The Joseph Rowntree Foundation (JRF) estimated that at least eight million parents and children are living on incomes below what was needed to cover a minimum household budget.
There has been a widening gap in income "inadequacy" since the recession, an analysis found, with lone parents and single breadwinner families facing particular pressure.
Around 71% of lone parents live on inadequate incomes, up from 65% since the 2008/9 recession, said JRF.
Cuts to benefits and tax credits and a real-term fall in wages were behind the growing gap between the incomes of families with children and the income they need, said the study.
The research group called for changes to Universal Credit, more employers to pay the Living Wage and reforms to make sure people on low incomes don't pay more for essential goods and services than better-off households.
Katie Schmuecker, policy and research manager at JRF, said: "There has been a turnaround in who is suffering most as a result of the economic crisis and government measures to reduce the deficit.

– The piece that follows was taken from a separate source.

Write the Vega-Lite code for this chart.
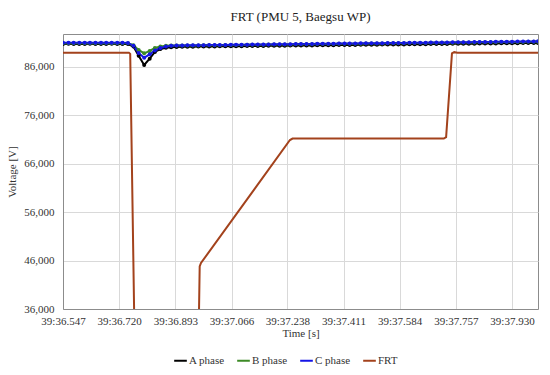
{
  "$schema": "https://vega.github.io/schema/vega-lite/v6.json",
  "width": 475,
  "height": 275,
  "autosize": {"type": "none"},
  "padding": {"left": 63, "top": 34, "right": 12, "bottom": 66},
  "background": "white",
  "config": {
    "font": "Liberation Serif",
    "view": {"stroke": "#8c8c8c", "strokeWidth": 1}
  },
  "title": {"text": "FRT (PMU 5, Baegsu WP)", "fontSize": 13, "fontWeight": "normal", "font": "Liberation Serif", "color": "#222", "offset": 10, "anchor": "middle"},
  "datasets": {
    "phase": [
      {"t":36.547,"A":90760,"B":90900,"C":90980},
      {"t":36.564,"A":90770,"B":90910,"C":90990},
      {"t":36.580,"A":90760,"B":90900,"C":90980},
      {"t":36.597,"A":90750,"B":90890,"C":90970},
      {"t":36.614,"A":90760,"B":90900,"C":90980},
      {"t":36.630,"A":90770,"B":90910,"C":90990},
      {"t":36.647,"A":90760,"B":90900,"C":90980},
      {"t":36.664,"A":90750,"B":90900,"C":90970},
      {"t":36.680,"A":90760,"B":90910,"C":90980},
      {"t":36.697,"A":90770,"B":90900,"C":90990},
      {"t":36.714,"A":90760,"B":90900,"C":90980},
      {"t":36.730,"A":90750,"B":90890,"C":90970},
      {"t":36.747,"A":90740,"B":90880,"C":90960},
      {"t":36.764,"A":90200,"B":90500,"C":90350},
      {"t":36.780,"A":88300,"B":89500,"C":88900},
      {"t":36.797,"A":86400,"B":88800,"C":87900},
      {"t":36.814,"A":87700,"B":89300,"C":88600},
      {"t":36.830,"A":89100,"B":89900,"C":89400},
      {"t":36.847,"A":89700,"B":90200,"C":89900},
      {"t":36.864,"A":89950,"B":90350,"C":90200},
      {"t":36.880,"A":90080,"B":90400,"C":90350},
      {"t":36.897,"A":90130,"B":90420,"C":90420},
      {"t":36.914,"A":90160,"B":90430,"C":90450},
      {"t":36.930,"A":90180,"B":90440,"C":90470},
      {"t":36.947,"A":90190,"B":90445,"C":90480},
      {"t":36.964,"A":90200,"B":90450,"C":90490},
      {"t":36.980,"A":90210,"B":90460,"C":90500},
      {"t":36.997,"A":90225,"B":90475,"C":90515},
      {"t":37.014,"A":90235,"B":90485,"C":90528},
      {"t":37.030,"A":90250,"B":90495,"C":90540},
      {"t":37.047,"A":90260,"B":90510,"C":90552},
      {"t":37.064,"A":90270,"B":90520,"C":90565},
      {"t":37.080,"A":90285,"B":90535,"C":90578},
      {"t":37.097,"A":90295,"B":90545,"C":90590},
      {"t":37.114,"A":90310,"B":90560,"C":90602},
      {"t":37.130,"A":90320,"B":90570,"C":90615},
      {"t":37.147,"A":90330,"B":90585,"C":90628},
      {"t":37.164,"A":90345,"B":90595,"C":90640},
      {"t":37.180,"A":90355,"B":90610,"C":90652},
      {"t":37.197,"A":90370,"B":90620,"C":90665},
      {"t":37.214,"A":90380,"B":90630,"C":90678},
      {"t":37.230,"A":90390,"B":90645,"C":90690},
      {"t":37.247,"A":90405,"B":90655,"C":90702},
      {"t":37.264,"A":90415,"B":90670,"C":90715},
      {"t":37.280,"A":90430,"B":90680,"C":90728},
      {"t":37.297,"A":90440,"B":90690,"C":90740},
      {"t":37.314,"A":90450,"B":90705,"C":90752},
      {"t":37.330,"A":90465,"B":90715,"C":90765},
      {"t":37.347,"A":90475,"B":90730,"C":90778},
      {"t":37.364,"A":90490,"B":90740,"C":90790},
      {"t":37.380,"A":90500,"B":90750,"C":90802},
      {"t":37.397,"A":90510,"B":90765,"C":90815},
      {"t":37.414,"A":90525,"B":90775,"C":90828},
      {"t":37.430,"A":90535,"B":90790,"C":90840},
      {"t":37.447,"A":90550,"B":90800,"C":90852},
      {"t":37.464,"A":90560,"B":90810,"C":90865},
      {"t":37.480,"A":90570,"B":90825,"C":90878},
      {"t":37.497,"A":90585,"B":90835,"C":90890},
      {"t":37.514,"A":90595,"B":90850,"C":90902},
      {"t":37.530,"A":90610,"B":90860,"C":90915},
      {"t":37.547,"A":90620,"B":90870,"C":90928},
      {"t":37.564,"A":90630,"B":90885,"C":90940},
      {"t":37.580,"A":90645,"B":90895,"C":90952},
      {"t":37.597,"A":90655,"B":90910,"C":90965},
      {"t":37.614,"A":90670,"B":90920,"C":90978},
      {"t":37.630,"A":90680,"B":90930,"C":90990},
      {"t":37.647,"A":90690,"B":90945,"C":91002},
      {"t":37.664,"A":90705,"B":90955,"C":91015},
      {"t":37.680,"A":90715,"B":90970,"C":91028},
      {"t":37.697,"A":90730,"B":90980,"C":91040},
      {"t":37.714,"A":90740,"B":90990,"C":91052},
      {"t":37.730,"A":90750,"B":91005,"C":91065},
      {"t":37.747,"A":90765,"B":91015,"C":91078},
      {"t":37.764,"A":90775,"B":91030,"C":91090},
      {"t":37.780,"A":90790,"B":91040,"C":91102},
      {"t":37.797,"A":90800,"B":91050,"C":91115},
      {"t":37.814,"A":90810,"B":91065,"C":91128},
      {"t":37.830,"A":90825,"B":91075,"C":91140},
      {"t":37.847,"A":90835,"B":91090,"C":91152},
      {"t":37.864,"A":90850,"B":91100,"C":91165},
      {"t":37.880,"A":90860,"B":91110,"C":91178},
      {"t":37.897,"A":90870,"B":91125,"C":91190},
      {"t":37.914,"A":90885,"B":91135,"C":91202},
      {"t":37.930,"A":90895,"B":91150,"C":91215},
      {"t":37.947,"A":90910,"B":91160,"C":91228},
      {"t":37.964,"A":90920,"B":91170,"C":91240},
      {"t":37.980,"A":90930,"B":91185,"C":91252},
      {"t":37.997,"A":90945,"B":91195,"C":91265},
      {"t":38.010,"A":90955,"B":91210,"C":91278}
    ],
    "frt": [
      {"t":36.547,"v":88950,"series":"FRT"},
      {"t":36.750,"v":88950,"series":"FRT"},
      {"t":36.754,"v":88700,"series":"FRT"},
      {"t":36.766,"v":36000,"series":"FRT"},
      {"t":36.770,"v":30000,"series":"FRT"},
      {"t":36.963,"v":30000,"series":"FRT"},
      {"t":36.966,"v":36000,"series":"FRT"},
      {"t":36.968,"v":44800,"series":"FRT"},
      {"t":36.972,"v":45500,"series":"FRT"},
      {"t":37.246,"v":70900,"series":"FRT"},
      {"t":37.254,"v":71200,"series":"FRT"},
      {"t":37.720,"v":71200,"series":"FRT"},
      {"t":37.727,"v":71500,"series":"FRT"},
      {"t":37.745,"v":88800,"series":"FRT"},
      {"t":37.752,"v":89050,"series":"FRT"},
      {"t":37.762,"v":88950,"series":"FRT"},
      {"t":38.010,"v":88950,"series":"FRT"}
    ]
  },
  "encoding": {
    "x": {
      "field": "t", "type": "quantitative",
      "scale": {"domain": [36.547, 38.01], "nice": false, "zero": false},
      "axis": {
        "title": "Time [s]",
        "values": [36.547, 36.720, 36.893, 37.066, 37.238, 37.411, 37.584, 37.757, 37.930],
        "labelExpr": "'39:' + format(datum.value, '06.3f')",
        "labelFont": "Liberation Serif", "labelFontSize": 11, "labelColor": "#333",
        "labelPadding": 6, "labelFlush": false, "labelOverlap": false,
        "titleFont": "Liberation Serif", "titleFontSize": 11, "titleFontWeight": "normal", "titleColor": "#333", "titlePadding": 1,
        "ticks": false, "grid": true, "gridColor": "#d9d9d9",
        "domainColor": "#8c8c8c"
      }
    },
    "y": {
      "field": "v", "type": "quantitative",
      "scale": {"domain": [36000, 92800], "nice": false, "zero": false},
      "axis": {
        "title": "Voltage [V]",
        "values": [36000, 46000, 56000, 66000, 76000, 86000],
        "format": ",.0f",
        "labelFont": "Liberation Serif", "labelFontSize": 11, "labelColor": "#333",
        "labelPadding": 9,
        "titleFont": "Liberation Serif", "titleFontSize": 11, "titleFontWeight": "normal", "titleColor": "#333", "titlePadding": 6,
        "ticks": false, "grid": true, "gridColor": "#d9d9d9",
        "domainColor": "#8c8c8c"
      }
    },
    "color": {
      "field": "series", "type": "nominal",
      "scale": {"domain": ["A phase", "B phase", "C phase", "FRT"], "range": ["#000000", "#3c8a26", "#1414e6", "#a3421c"]},
      "legend": {
        "title": null, "orient": "none", "direction": "horizontal",
        "legendX": 110, "legendY": 319,
        "symbolType": "stroke", "symbolStrokeWidth": 2, "symbolSize": 160,
        "labelFont": "Liberation Serif", "labelFontSize": 11, "labelColor": "#333",
        "columnPadding": 8, "labelOffset": 1
      }
    }
  },
  "layer": [
    {
      "data": {"name": "phase"},
      "transform": [
        {"fold": ["A", "B", "C"], "as": ["k", "v"]},
        {"calculate": "datum.k + ' phase'", "as": "series"}
      ],
      "mark": {"type": "line", "strokeWidth": 2, "clip": true, "point": {"filled": true, "size": 16}}
    },
    {
      "data": {"name": "frt"},
      "mark": {"type": "line", "strokeWidth": 2, "clip": true}
    }
  ]
}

While last year's monitoring report showed a sharp rise in young single people struggling to make ends meet, this year's report shows a rapid widening of the gap between the incomes and costs of families with children.
"Stagnant wages, cuts to in and out-of-work benefits and sharp rises in the cost of essential items over several years have taken their toll upon the ability of families with children to secure a decent living standard.
"Without action by the Government and employers to address this group as part of a wider anti-poverty strategy, this trend is likely to have serious consequences for the next generation."
Donald Hirsch from the University of Loughborough, co-author of the report, said: "Our tracking of what has happened to people on the lowest incomes shows just how much ground they need to make up in order to restore pre-recession living standards.
"Nearly four in 10 families with children now have incomes that are not high enough to afford a minimum basket of essentials according to our research into what the general public define as adequate.
"A pause in inflation, influenced by the drop in oil prices will make it easier to reverse recent trends, but it will take several years of rising real wages, while maintaining support through tax credits and Universal Credit, to reduce decisively the number of families with inadequate incomes."
Alan Milburn, who chairs the Social Mobility and Child Poverty Commission, said: "The Joseph Rowntree Foundation's research is further evidence of the impact stagnating wages and fiscal consolidation is having on living standards of poor families.
"Despite very strong employment growth and record low worklessness, the number of people in families with children who are unable to attain what the public believe to be a minimum standard of living has increased by 2.2 million - more than a third - since the start of the recession, with the majority of the increase in working households.
"Tackling this will require the next administration to take action to recouple earnings growth with economic growth, forging a new settlement to make Britain a Living Wage country by 2025 and ensuring that the working poor are protected from the impact of continued austerity in the next parliament."
A Government spokesman said: "As acknowledged by the Joseph Rowntree Foundation themselves, the Minimum Income Standard is not a measure of poverty.
"Items which are considered to be a basic requirement change as people's expectations change over the years and include takeaways, a salary of £27,000 per person and money for taxi hire.
"The reality is that since 2010, 300,000 fewer children live in relative poverty and the number of children growing up in workless families is at a record low.
"The Government's long term economic plan is working, with more people in work than ever before and wages now rising faster than inflation. UK income inequality is now lower than when this Government came into office and the recovery is being felt across the country."
Mike Kelly, head of Living Wage at KPMG, said: "Childless working households are the worst affected when it comes to low pay - and for them it's getting worse, not better.
"For far too long, low-income households have been struggling to make ends meet and for young people who are trapped in low-paid jobs, with little prospects, it's an even bleaker situation.
"The fact remains that more than five million people are earning less than they need to live on.
"Too many families still struggle to afford the basics, meaning we face a scenario that, in 2015, should have long been consigned to the footnotes of history."
The chief executive of single parent support charity Gingerbread, Fiona Weir, said: "Cuts have seen the UK's two million single parent families lose more from tax and benefit changes than any other household type and, as this research finds, the strain is showing.
"Working poverty among single parent families is on the rise and child poverty is predicted to grow.
"Bringing forward much needed support with childcare costs would help families struggling to make ends meet, as would ensuring in and out of work benefits keep pace with the cost of essentials."